HJ-ED-DHJ

Sept. 11, 2006

Dassel to buy A+ Sports and Marine building for liquor store, possibly community hall

By Roz Kohls
Staff Writer

The Dassel Municipal Liquor Store is entering a purchase agreement to buy the A+ Sports and Marine building along Highway 12.

The city council decided Tuesday that because the lease is running out on the liquor store’s current location, and the 13,000-square-foot steel marine building is a much better deal than buying the 3,000-square foot building the store is in now, it is time to act.

The City of Dassel intends to get a 15-year $700,000 bond and pay for the bond with revenues from the liquor store, according to City Administrator Myles McGrath.

“This property seems to provide a great deal of potential,” McGrath said.

Council Member Brad Lalim agreed. The 2.8-acre property already has parking space available, the unused portions of the property can be sold or used for other purposes, and it’s a prime location, he said.

Mayor Ava Flachmeyer particularly liked the property’s exposure to Highway 15, she said.

The marine building, owned by Stuart Turnbull of Darwin, also includes a 7,800-square foot pole building in the back. Liquor Store Manager Marvin Vetsch said he estimates he only needs 6,000 square feet for the store and 1,000 square feet for storage at the most, so the rest of the property can be used for other purposes.

It would cost about $70 per square foot to build a new store, Vetsch said.

Also, expanding the current store, which the city rents from Howard Page of Dassel, would be expensive because the back of the property used for storage is a different elevation than the front, Vetsch added.

Heating, cooling and electricity might cost more in the marine building because it is larger. Payroll, the biggest operating cost, will probably remain the same, though, and labor less intensive. The store’s current location is crowded and cluttered. Merchandise has to be stacked on top of other merchandise, and then later unstacked to make it available for customers, he said.

Council Member Bob Lalone asked Vetsch if moving to a larger building will require stocking more inventory or display fixtures, but Vetsch said he didn’t think so. The vendors provide most of the display fixtures for free. The current building hasn’t been utilizing the free displays because there’s no space for them. Also, customers are more likely to buy a product they can see easily, than one for which they have to hunt or ask a clerk, Vetsch said.

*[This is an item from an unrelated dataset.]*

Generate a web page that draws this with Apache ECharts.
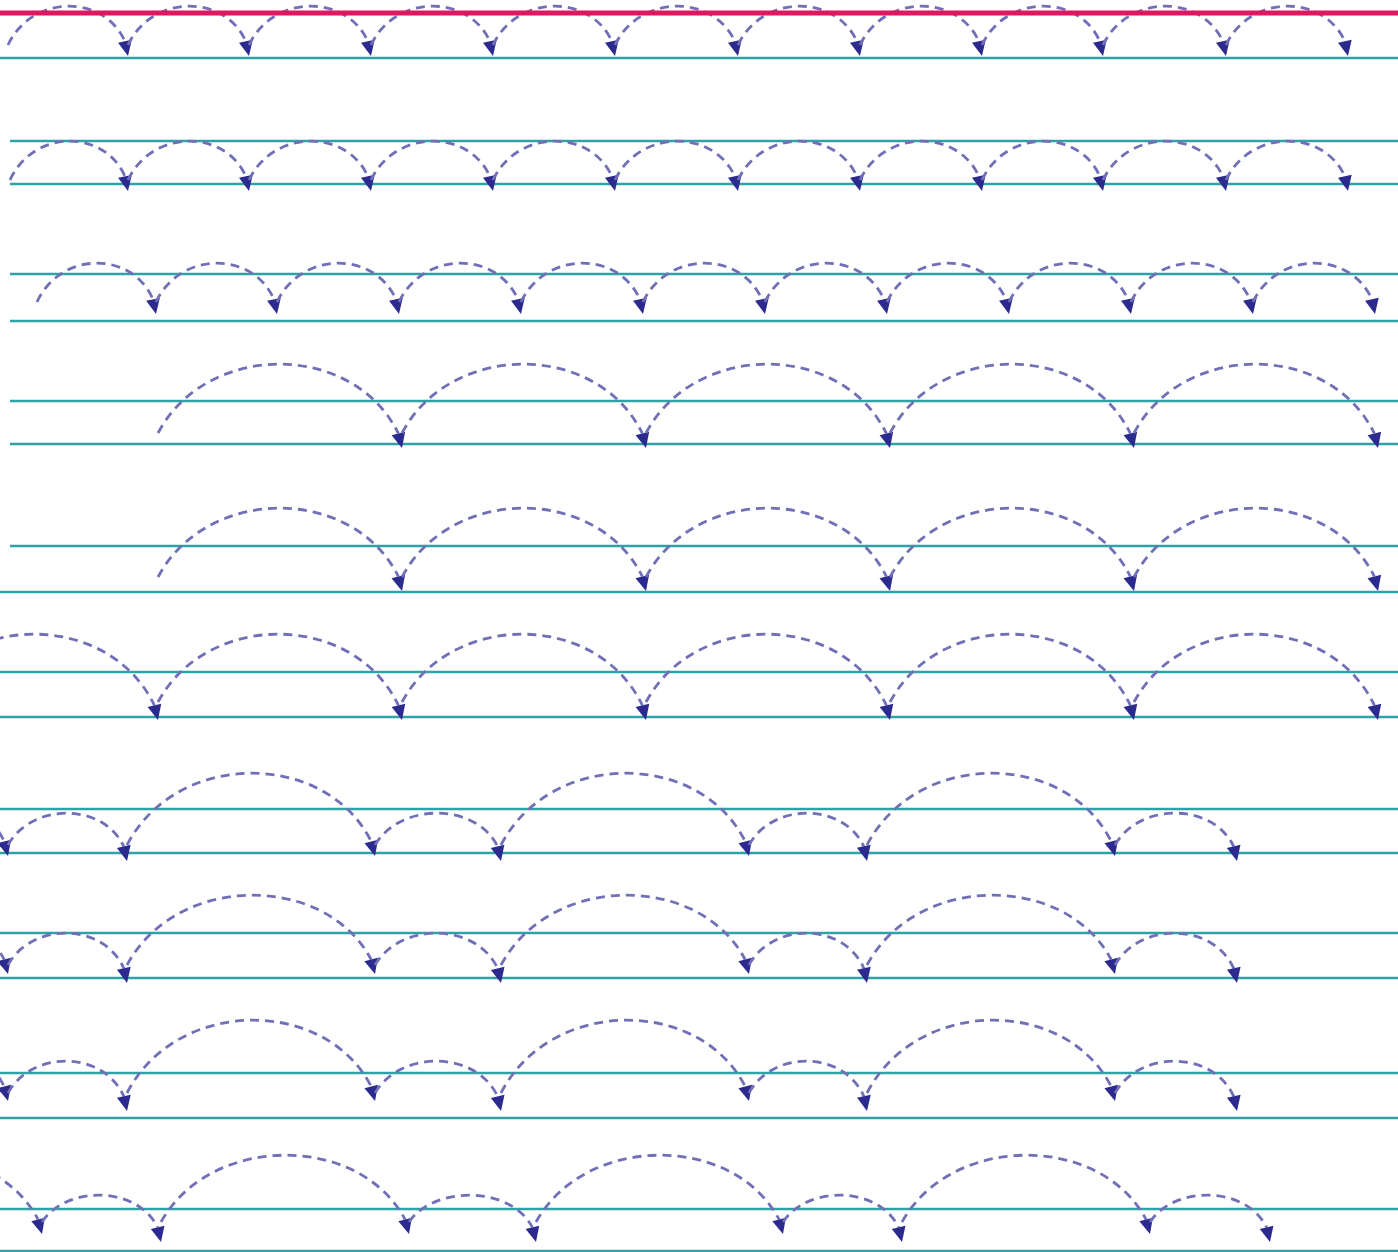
<!DOCTYPE html>
<html>
<head>
<meta charset="utf-8">
<script src="https://cdn.jsdelivr.net/npm/echarts@6/dist/echarts.min.js"></script>
<style>
html, body { margin: 0; padding: 0; background: #fff; }
#main { width: 1398px; height: 1252px; }
</style>
</head>
<body>
<div id="main"></div>
<script>
// guide lines of the worksheet
var pinkLineY = [13];
var tealLineY = [58, 141, 184, 274, 321, 401, 444, 546, 592, 672, 717, 809, 853, 933, 978, 1073, 1118, 1209, 1251];
var tealLineStartX = [0, 10, 10, 10, 10, 10, 10, 10, 0, 0, 0, 0, 0, 0, 0, 0, 0, 0, 0];

// jump points on each row (arcs go from one point to the next)
var row1Hops = [8, 128, 249, 371, 493, 615, 738, 860, 982, 1103, 1226, 1348];
var row2Hops = [10, 128, 249, 371, 493, 615, 738, 860, 982, 1103, 1226, 1348];
var row3Hops = [37, 156, 277, 399, 521, 643, 765, 887, 1009, 1131, 1253, 1375];
var row4Hops = [158, 402, 646, 890, 1134, 1378];
var row5Hops = [158, 402, 646, 890, 1134, 1378];
var row6Hops = [-86, 158, 402, 646, 890, 1134, 1378];
var row7Hops = [-240, 8, 127, 375, 501, 749, 867, 1115, 1237];
var row8Hops = [-240, 8, 127, 375, 501, 749, 867, 1115, 1237];
var row9Hops = [-240, 8, 127, 375, 501, 749, 867, 1115, 1237];
var row10Hops = [-206, 42, 161, 409, 536, 783, 902, 1150, 1270];

var rowHops = [row1Hops, row2Hops, row3Hops, row4Hops, row5Hops, row6Hops, row7Hops, row8Hops, row9Hops, row10Hops];
// where arcs leave from, where arrows land, how high arcs go (cycled big/small)
var rowStartY = [45, 180, 302, 433, 577, 702, 845, 965, 1093, 1222];
var rowEndY = [[56], [191], [314], [448], [591], [720], [856, 861], [974, 983], [1101, 1111], [1234, 1242]];
var rowPeakY = [[8], [143], [265], [366], [510], [636], [775, 815], [897, 935], [1022, 1063], [1157, 1197]];

var arcData = [];
for (var r = 0; r < rowHops.length; r++) {
    var hops = rowHops[r];
    for (var i = 0; i < hops.length - 1; i++) {
        var ends = rowEndY[r], peaks = rowPeakY[r];
        arcData.push([hops[i], rowStartY[r], hops[i + 1], ends[i % ends.length], peaks[i % peaks.length]]);
    }
}
var tealData = tealLineY.map(function (y, i) { return [tealLineStartX[i], 1398, y]; });
var pinkData = pinkLineY.map(function (y) { return [0, 1398, y]; });

function guideRenderer(color, width) {
    return function (params, api) {
        var a = api.coord([api.value(0), api.value(2)]);
        var b = api.coord([api.value(1), api.value(2)]);
        return {
            type: 'line',
            shape: { x1: a[0], y1: a[1], x2: b[0], y2: b[1] },
            style: { stroke: color, lineWidth: width }
        };
    };
}

function renderArc(params, api) {
    var p0 = api.coord([api.value(0), api.value(1)]);
    var p1 = api.coord([api.value(2), api.value(3)]);
    var top = api.coord([0, api.value(4)])[1];
    var w = p1[0] - p0[0];
    var yc = (top - 0.125 * (p0[1] + p1[1])) / 0.75;
    var c1 = [p0[0] + 0.2 * w, yc];
    var c2 = [p1[0] - 0.2 * w, yc];
    // arrow heads in the sheet point more downward than the curve tangent
    var dx = (p1[0] - c2[0]) * 0.55, dy = p1[1] - c2[1];
    var len = Math.sqrt(dx * dx + dy * dy);
    var ux = dx / len, uy = dy / len;
    var L = 15, H = 7; // arrow head size
    var bx = p1[0] - ux * L, by = p1[1] - uy * L;
    return {
        type: 'group',
        children: [
            {
                type: 'bezierCurve',
                shape: { x1: p0[0], y1: p0[1], cpx1: c1[0], cpy1: c1[1], cpx2: c2[0], cpy2: c2[1], x2: bx, y2: by },
                style: { stroke: '#7170b6', lineWidth: 2.8, lineDash: [9, 6], fill: null }
            },
            {
                type: 'polygon',
                shape: { points: [[p1[0], p1[1]], [bx - uy * H, by + ux * H], [bx + uy * H, by - ux * H]] },
                style: { fill: '#2c2a8e' }
            }
        ]
    };
}

var chart = echarts.init(document.getElementById('main'));
chart.setOption({
    animation: false,
    backgroundColor: '#ffffff',
    grid: { left: 0, right: 0, top: 0, bottom: 0 },
    xAxis: { type: 'value', min: 0, max: 1398, show: false },
    yAxis: { type: 'value', min: 0, max: 1252, inverse: true, show: false },
    series: [
        {
            type: 'custom',
            name: 'teal',
            data: tealData,
            encode: { x: [0, 1], y: 2 },
            renderItem: guideRenderer('#2fa2a6', 2.6),
            silent: true
        },
        {
            type: 'custom',
            name: 'arcs',
            data: arcData,
            encode: { x: [0, 2], y: [1, 3, 4] },
            renderItem: renderArc,
            silent: true
        },
        {
            type: 'custom',
            name: 'pink',
            data: pinkData,
            encode: { x: [0, 1], y: 2 },
            renderItem: guideRenderer('#e0175f', 5),
            silent: true
        }
    ]
});
</script>
</body>
</html>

One of the uses the council discussed for the part of the marine building not holding the liquor store is a community room. The city could set it up for caterers to provide food for a wedding reception or banquet. It would not include a kitchen, McGrath said.

The council also discussed using part of the marine building for the fire department. Council Member Brad Lalim, who is a Dassel firefighter, was not keen on that idea, though, he said.

The marine building is not as centrally located as the current fire department is, which is accessible from all four directions, Lalim said.

Lalim said the fire department is interested in purchasing the green house on the corner of First and Atlantic Avenue.

The Minneapolis woman who owns it is offering it to the fire department for about $115,000. She has had other offers but wants the fire department to have first crack at it, McGrath said.

Eventually, the fire department would like to get the Mason building next door. Firefighters plan to use the additional property for offices, meeting rooms, training, and their number one concern, fast access to parking space for firefighters responding to emergencies, Lalim said.

The Mason building has several historically important architectural features, however, since it once was Dassel City hall, the jail, and the fire department, McGrath said.

While the city irons out how to get the Mason property, firefighters could park on the lawn of the green house and rent the house, which is in good condition, McGrath said.

Lalone thought the city’s plans for the fire department were too vague, he said, so council members will wait two more weeks. Then the fire department can make more concrete plans, before it decides whether to buy the green house.